A VB module does basically define "global" functions - if this were C# it'd be a static class with static functions. However, this won't make any difference to the resource requirements of your application: all methods are defined once, no matter where they're called from, and being in a module or a class doesn't change that. If you have 20 forms that all use the combobox code, the combobox code still only exists once - it's not duplicated 20 times, either in the application or in memory when you run.
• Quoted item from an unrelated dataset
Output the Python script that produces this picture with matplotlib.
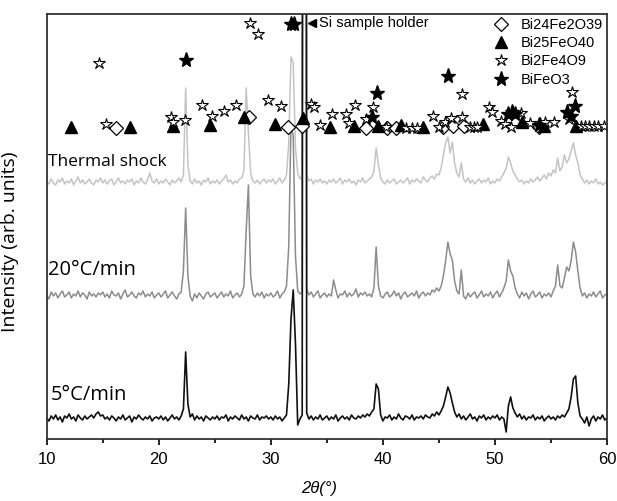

It does sound like your contractor may have some unusual coding styles if he's using a lot of module code, but without more concrete examples it's hard to say for sure.

Dan Puzey
My concern is that they are loaded into memory regardless of whether or not they are used. Are classes treated the same way? Do they get loaded into memory before they are imported into a form, or are they not loaded until needed?
Thor79
When I say he uses modules for everything, I mean absolutely everything not having specifically to do with a form. He uses classes only to instantiate objects, such as the cEmployee example. No functions for employees are included in those classes, they are all dealt with through the use of modules. He writes his modules so they accept generic inputs, then he uses case statements to separate the code for each input passed in. Most modules are written this way, a series of case or if statements.
Thor79
Then it sounds like he's writing some fairly non-object-oriented code and you should maybe ask some questions about that, but it's still hard to be sure without seeing it.
Dan Puzey
Ok, thank you Dan.
Thor79
A: 

By traditional OOP approach, we learned at school that class methods are bound to their objects and while modules are used to carry global functions, and I guess your project partner wants to use those functions independently, irrelevant of associated objects. If those methods are processing only on Combo boxes, than they must be encapsulated with dedicated class for the purpose.
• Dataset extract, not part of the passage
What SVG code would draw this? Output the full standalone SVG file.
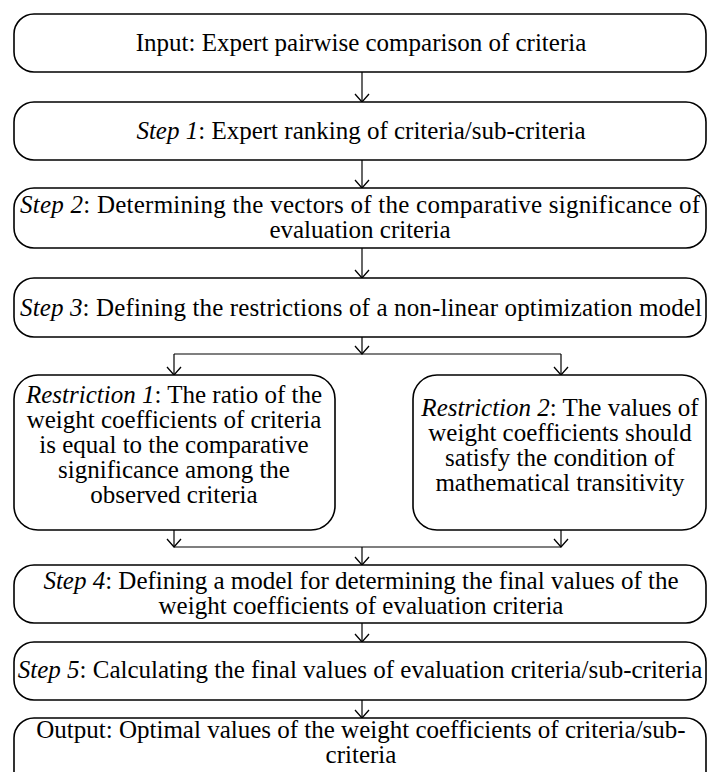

Well, as you said that loading all the functions at the same time will increase overhead, so here's how things will work; since, execution deals with functions only when they are needed, & not when execution starts, so no matter you include hundreds of functions with your code, compiler will execute them only when you call it, (until then compiler doesn't knows what you've wrote in it) along with allocating variables within the functions. But, this is not the case if variables are shared by all the functions, as when they are shared by all of the functions, they are global for them, and hence, they will sit in memory since from the beginning.

Kush
A: 

From your description of the situation, it appears your programmer has VB6 backgrounds and has not completely migrated to VB.NET; he does not use OOP if he can avoid it.

To answer your questions, his code style would make a hell for a pure VB.NET OOP programmer. However, it wouldn't cause much overhead.

Alex Essilfie
I learned VB6 back in the day...but most of my recent experience is in VB.Net and more specifically OOP design. And yes, it is my own little hell dealing with him. Thanks.
Thor79
A: 

It's hard to answer without seeing the code. From the information in your question it seemed that your contractor was writing procedural structured code, which is old-fashioned, but not necessarily a huge problem, although many programmers who are used to OO won't enjoy looking at the code.

From your last comment on Dan's answer it sounds like he is writing a module for each functional area, with routines that can act on any object. The routines accept Object or Variant arguments, detect the type of object passed with case/if statements, then branch to the appropriate code for that object. Is that right? That is quite eccentric and hard to maintain. Usually, a better way is to declare interfaces for the functional areas, and have the classes implement the interfaces.

I've seen code like this from self-taught programmers. To be fair to them, they are bright people who were stumbling towards inventing OO programming from scratch! It can be a slow process though, and it's better to learn about other people's conclusions first! I might recommend a course on OO programming, or if he is a reader a book like Head First Design Patterns or even Code Complete 2, which has some good chapters on design. If you can get him hooked on Code Complete, that would be a good thing.